If $\lambda=-\mu^2<0$, we have
$$\xi(\theta)=c_9r^{\mu\theta}+c_{10}r^{-\mu\theta}.$$
$$\phi(r)=c_{11}\cos(\log(\mu r))+c_{12}\sin(\log(\mu r))$$
Then the corresponding solutions are of the form $$u(r,\theta)=(c_{11}\cos(\log(\mu r))+c_{12}\sin(\log(\mu r)))(c_9r^{\mu\theta}+c_{10}r^{-\mu\theta})$$
My Stacked Part
i) When does a solution exists ? Why?
ii) How can I find the solution by applying the boundary condition? What is the solution?
I am new in Laplacian equations. Could you flesh something out pls.?
Thanks.
Best Answer
You've got a good start here. Here are some observations that should help you complete the solution:
$u(r,0) = u(r, 2\pi)$ and $\partial u/\partial \theta|_{(r,0)} = \partial u/\partial \theta|_{(r,2\pi)}$ for all $r$, since $\theta = 0$ and $\theta = 2 \pi$ correspond to the same point in your domain. This places constraints on the form of your function $\xi(\theta)$, and allows you to eliminate the vast majority of the possible values for $\lambda$ that you've listed above.
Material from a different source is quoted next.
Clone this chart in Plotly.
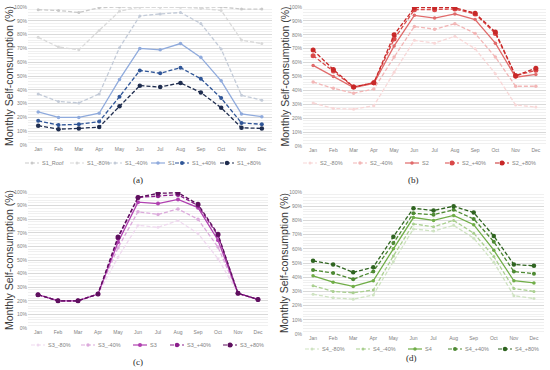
import plotly.graph_objects as go

months = ["Jan", "Feb", "Mar", "Apr", "May", "Jun", "Jul", "Aug", "Sep", "Oct", "Nov", "Dec"]

# Panel (a)
s1_names = ["S1_Roof", "S1_-80%", "S1_-40%", "S1", "S1_+40%", "S1_+80%"]
s1_roof = [98, 97.5, 96, 99.5, 100, 100, 100, 100, 100, 100, 98.5, 98.5]
s1_m80 = [78, 71, 69, 83, 97, 100, 100, 100, 99, 97.5, 76, 73.5]
s1_m40 = [37, 31.5, 30.5, 37, 70.5, 93.5, 95, 96, 88, 69.5, 36, 32.5]
s1_base = [24, 20, 20, 23, 47.5, 70, 69, 73.5, 63.5, 46.5, 22.5, 20.5]
s1_p40 = [17.5, 14.5, 15, 17, 35, 54, 52, 56, 48, 34, 16, 15]
s1_p80 = [14, 11.5, 12, 13, 28, 43, 42, 45, 38, 27, 12.5, 12]

# Panel (b)
s2_names = ["S2_-80%", "S2_-40%", "S2", "S2_+40%", "S2_+80%"]
s2_m80 = [31, 27, 26.5, 29, 53, 76, 74, 79, 70, 52, 29.5, 28]
s2_m40 = [46, 41.5, 38, 41, 64, 86, 84, 88, 81, 64, 43, 43]
s2_base = [58, 50, 42, 45, 72, 94, 92, 95, 91, 74, 49.5, 51.5]
s2_p40 = [65, 54, 42.5, 45.5, 77, 98, 98, 98.5, 95, 81, 50.5, 54.5]
s2_p80 = [69, 55, 42.5, 45.5, 80, 99.5, 99.5, 99.5, 95.5, 82, 50.5, 56]

# Panel (c)
s3_names = ["S3_-80%", "S3_-40%", "S3", "S3_+40%", "S3_+80%"]
s3_m80 = [24.5, 20, 20, 25, 52, 75.5, 74, 79, 69.5, 51, 25.5, 21]
s3_m40 = [24.5, 20, 20, 25, 59, 85.5, 83.5, 87.5, 80, 59.5, 25.5, 21]
s3_base = [24.5, 20, 20, 25, 63, 92.5, 91.5, 94.5, 88.5, 64.5, 25.5, 21]
s3_p40 = [24.5, 20, 20, 25, 66, 96, 97, 98, 90, 68, 25.5, 21]
s3_p80 = [24.5, 20, 20, 25, 67, 96, 99, 99.5, 91, 69, 25.5, 21]

# Panel (d)
s4_names = ["S4_-80%", "S4_-40%", "S4", "S4_+40%", "S4_+80%"]
s4_m80 = [28, 25.5, 24.5, 27.5, 51, 74, 72.5, 76.5, 67.5, 50.5, 27, 25]
s4_m40 = [34, 30, 29, 31, 55, 77.5, 75.5, 80, 71, 54.5, 32, 30]
s4_base = [41, 36.5, 33.5, 37.5, 60, 82, 80, 83.5, 77, 59, 37.5, 36]
s4_p40 = [45, 43, 38.5, 44, 64, 85, 84, 87.5, 81, 65, 44, 42.5]
s4_p80 = [51.5, 49, 43.5, 47, 68.5, 88.5, 87, 90, 85.5, 69, 49, 48]

yticks = [0, 10, 20, 30, 40, 50, 60, 70, 80, 90, 100]
ytick_labels = [f"{v}%" for v in yticks]
panel_labels = ["(a)", "(b)", "(c)", "(d)"]
ytitle = "Monthly Self-consumption (%)"

W, H = 550, 370
DASH = "4px,2px"


def X(px):
    return px / W


def Y(py):
    return 1 - py / H


panels = [
    dict(names=s1_names, data=[s1_roof, s1_m80, s1_m40, s1_base, s1_p40, s1_p80],
         colors=["#c9c9c9", "#d9d9d9", "#c3cbd8", "#8faadc", "#2f5597", "#1f2d4f"],
         dash=[DASH, DASH, DASH, "solid", DASH, DASH],
         msize=[3, 3, 3, 3.5, 4, 4.5],
         px=(28, 272), py=(7, 145), leg_y=163, leg_x=[32, 77, 115, 158, 182, 227],
         lab=(138, 180), tx=9),
    dict(names=s2_names, data=[s2_m80, s2_m40, s2_base, s2_p40, s2_p80],
         colors=["#f8d7d7", "#f2b6b6", "#e06a6a", "#d94848", "#c82828"],
         dash=[DASH, DASH, "solid", DASH, DASH],
         msize=[3, 3.5, 3.5, 5, 5],
         px=(303, 546), py=(7, 146), leg_y=163, leg_x=[310, 360, 412, 452, 502],
         lab=(413, 180), tx=284),
    dict(names=s3_names, data=[s3_m80, s3_m40, s3_base, s3_p40, s3_p80],
         colors=["#efd9ef", "#dcaadc", "#b040b0", "#8c1e8c", "#5e0f5e"],
         dash=[DASH, DASH, "solid", DASH, DASH],
         msize=[3, 3.5, 4, 4.5, 5],
         px=(28, 268), py=(192, 328), leg_y=345, leg_x=[38, 88, 140, 177, 230],
         lab=(138, 362), tx=9),
    dict(names=s4_names, data=[s4_m80, s4_m40, s4_base, s4_p40, s4_p80],
         colors=["#cfe3c2", "#a9cf8f", "#70ad47", "#4e8a33", "#2f6420"],
         dash=[DASH, DASH, "solid", DASH, DASH],
         msize=[3, 3, 3.5, 4, 4.5],
         px=(303, 544), py=(192, 334), leg_y=349, leg_x=[312, 363, 415, 455, 505],
         lab=(411, 358), tx=284),
]

fig = go.Figure()
layout = dict(width=W, height=H, margin=dict(l=0, r=0, t=0, b=0, autoexpand=False),
              paper_bgcolor="white", plot_bgcolor="white", annotations=[], shapes=[],
              showlegend=False,
              font=dict(family="Liberation Sans", color="#595959"))

for i, p in enumerate(panels):
    k = "" if i == 0 else str(i + 1)
    for name, vals, col, dsh, ms in zip(p["names"], p["data"], p["colors"], p["dash"], p["msize"]):
        fig.add_trace(go.Scatter(
            x=months, y=vals, name=name, mode="lines+markers",
            xaxis="x" + k, yaxis="y" + k,
            line=dict(color=col, width=1.3, dash=dsh),
            marker=dict(color=col, size=ms, symbol="circle"),
        ))
    x0, x1 = p["px"]
    ytop, ybot = p["py"]
    layout["xaxis" + k] = dict(
        domain=[X(x0), X(x1)], anchor="y" + k, type="category", automargin=False,
        range=[-0.5, 11.5], showgrid=False, zeroline=False, showline=False,
        ticks="", ticklen=0, tickfont=dict(size=5, color="#7f7f7f"), fixedrange=True,
    )
    layout["yaxis" + k] = dict(
        domain=[Y(ybot), Y(ytop)], anchor="x" + k, range=[0, 100], automargin=False,
        tickvals=yticks, ticktext=ytick_labels, showgrid=True, gridcolor="#d9d9d9",
        gridwidth=0.8, zeroline=False, showline=False, ticks="",
        tickfont=dict(size=5, color="#7f7f7f"),
        minor=dict(dtick=2, showgrid=True, gridcolor="#f0f0f0", gridwidth=0.6),
    )
    # legend drawn as a row of samples below each panel
    ly = p["leg_y"]
    for name, col, dsh, ms, cx in zip(p["names"], p["colors"], p["dash"], p["msize"], p["leg_x"]):
        layout["shapes"].append(dict(
            type="line", xref="paper", yref="paper", x0=X(cx - 7), x1=X(cx + 7),
            y0=Y(ly), y1=Y(ly), line=dict(color=col, width=1.2, dash=dsh),
        ))
        r = ms / 2
        layout["shapes"].append(dict(
            type="circle", xref="paper", yref="paper", x0=X(cx - r), x1=X(cx + r),
            y0=Y(ly + r), y1=Y(ly - r), fillcolor=col, line=dict(color=col, width=0),
        ))
        layout["annotations"].append(dict(
            text=name, x=X(cx + 8), y=Y(ly), xref="paper", yref="paper",
            showarrow=False, xanchor="left", yanchor="middle",
            font=dict(size=5.5, color="#7f7f7f"),
        ))
    ax, ay = p["lab"]
    layout["annotations"].append(dict(
        text=panel_labels[i], x=X(ax), y=Y(ay), xref="paper", yref="paper",
        showarrow=False, font=dict(size=9, family="Liberation Serif", color="#262626"),
        xanchor="center", yanchor="middle",
    ))
    layout["annotations"].append(dict(
        text=ytitle, x=X(p["tx"]), y=Y((ytop + ybot) / 2), xref="paper", yref="paper",
        showarrow=False, textangle=-90,
        font=dict(size=10.5, family="Liberation Sans", color="#3a3a3a"),
        xanchor="center", yanchor="middle",
    ))

fig.update_layout(**layout)
fig.write_html("out.html", config={"displayModeBar": False},
               post_script="document.body.style.margin='0px';document.body.style.padding='0px';")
$u(0,\theta)$ must be a finite value. This allows you to eliminate quite a few of the possible forms for $\phi(r)$ that remain after you've done the previous step.
Recall the trig identity that $\cos^2 \theta = \frac{1}{2} + \frac{1}{2} \cos 2 \theta$.